Search code examples
mysqlsql-serverjoinfilteroperator-precedence

Filtering rows efficiency in MySQL


I'm learning SQL coming from a scientific programming background (Matlab, Python). Order of operations greatly determine computational efficiency in those languages and I'm wondering if SQL is the same. I'd like to develop good programming strategies early, while learning SQL, rather than have to improve on them later. My question concerns efficiency.

Scenario: I'm trying to filter out rows from one table (job_log_test) using information from a column in another table (report_data). The two tables have identical index correspondence, each row pertains to an individual job. I've worked out two--probably non-optimal--solutions to this problem:

Solution 1: First join together all rows from relevant columns from the two tables, then filter rows based on values in the bill_customer column that originated from the report_data table.

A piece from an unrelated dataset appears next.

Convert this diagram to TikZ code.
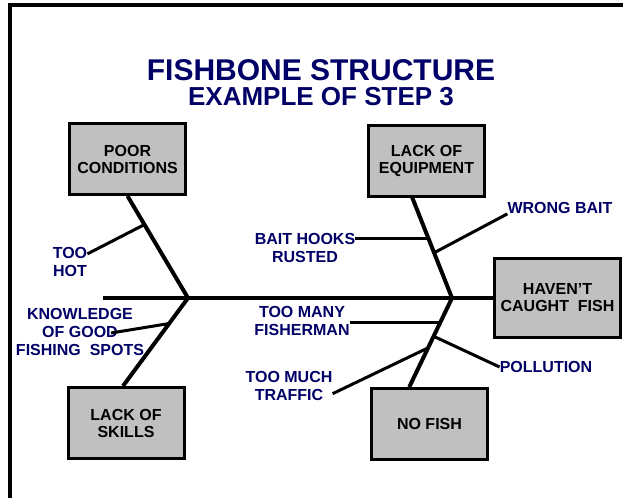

SELECT xxx.job_number, xxx.customer_name 
FROM (
  SELECT job_number, customer_name, bill_customer 
      FROM job_log_test 
      INNER JOIN report_data 
      ON job_log_test.job_log_test_id = report_data.report_data_id
    )xxx 
WHERE bill_customer IS TRUE;

Solution 2: From report_data, run a sub-query to produce an list of indices of the rows to be extracted. Then, using the list, extract the desired rows from job_log_test.

SELECT job_number, customer_name 
FROM job_log_test 
WHERE job_log_test_id 
IN (
  SELECT report_data_id 
    FROM report_data 
    WHERE bill_customer IS TRUE
);

Which of these solutions, if any, does the experienced SQL programmer recommend?

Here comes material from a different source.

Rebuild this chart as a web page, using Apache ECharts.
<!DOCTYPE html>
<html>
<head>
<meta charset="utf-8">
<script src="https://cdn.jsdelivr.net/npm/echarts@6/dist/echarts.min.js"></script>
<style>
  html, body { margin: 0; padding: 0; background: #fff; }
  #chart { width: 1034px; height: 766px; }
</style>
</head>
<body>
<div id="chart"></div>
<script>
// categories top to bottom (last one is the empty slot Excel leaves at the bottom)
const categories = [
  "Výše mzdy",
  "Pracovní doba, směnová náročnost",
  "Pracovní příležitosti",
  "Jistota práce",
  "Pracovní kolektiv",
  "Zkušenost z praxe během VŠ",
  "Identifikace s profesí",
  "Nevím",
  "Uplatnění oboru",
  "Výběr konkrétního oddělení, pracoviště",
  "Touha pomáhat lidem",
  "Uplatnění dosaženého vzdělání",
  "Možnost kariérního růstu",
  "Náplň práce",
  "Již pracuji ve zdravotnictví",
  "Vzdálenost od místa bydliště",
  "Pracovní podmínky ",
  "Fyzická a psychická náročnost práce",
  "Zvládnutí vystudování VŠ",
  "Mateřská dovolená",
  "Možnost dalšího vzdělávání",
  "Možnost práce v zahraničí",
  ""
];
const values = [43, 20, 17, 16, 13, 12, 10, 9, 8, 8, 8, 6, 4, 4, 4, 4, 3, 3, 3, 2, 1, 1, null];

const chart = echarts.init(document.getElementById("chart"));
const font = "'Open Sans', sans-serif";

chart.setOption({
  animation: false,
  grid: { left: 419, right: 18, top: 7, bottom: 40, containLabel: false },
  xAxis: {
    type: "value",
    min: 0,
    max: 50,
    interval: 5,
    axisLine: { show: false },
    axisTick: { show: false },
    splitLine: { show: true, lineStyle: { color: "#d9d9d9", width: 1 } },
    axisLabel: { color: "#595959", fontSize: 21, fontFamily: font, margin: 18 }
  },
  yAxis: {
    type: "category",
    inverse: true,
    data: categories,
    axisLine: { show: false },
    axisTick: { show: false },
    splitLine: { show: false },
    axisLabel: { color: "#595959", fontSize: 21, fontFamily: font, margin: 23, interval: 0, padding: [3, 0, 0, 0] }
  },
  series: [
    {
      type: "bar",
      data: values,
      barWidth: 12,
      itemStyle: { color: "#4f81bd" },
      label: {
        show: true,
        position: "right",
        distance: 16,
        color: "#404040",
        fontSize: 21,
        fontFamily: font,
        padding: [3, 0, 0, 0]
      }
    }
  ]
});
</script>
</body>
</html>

Many thanks for your time!


Solution

  • Back in the early days when RDBMSes had rather simplistic implementations, you could actually optimize things by hand this way, all the time. The query with IN( would probably perform worse.

    Nowadays, you might still be able to optimize things like that, but on rare occasions only, because RDBMSes have become quite sophisticated, and they contain Query Optimizers (wikipedia) which analyse your query and restate it in a more optimal form, taking into account even things such as the number of rows in the various tables that you are referencing.

    So, your best bet is to state your query in its most simple and straightforward form:

      SELECT job_number, customer_name, bill_customer 
          FROM job_log_test 
          INNER JOIN report_data 
          ON job_log_test.job_log_test_id = report_data.report_data_id
          WHERE bill_customer IS TRUE;
    

    and let the query optimizer worry about the rest.

    Also, the existence of the query optimizers means that you can never be sure whether your attempts to hand-optimize a query will yield better or worse results.

    Sure, in certain cases your hand-optimized query might be better than what the query optimizer might come up with. In other cases, your hand-optimized query might be stated in such a way which prevents the query optimizer from improving it, so you might get worse performance than if you had used the simplest form. And finally, your hand-optimized query might confuse the query optimizer even more, thus yielding even worse performance.

    So, if you think you can hand-optimize your query, go ahead and give it a try, but always compare the performance of your hand-optimized query versus the unoptimized one, and you will see that in most (granted, not all) cases it is fruitless.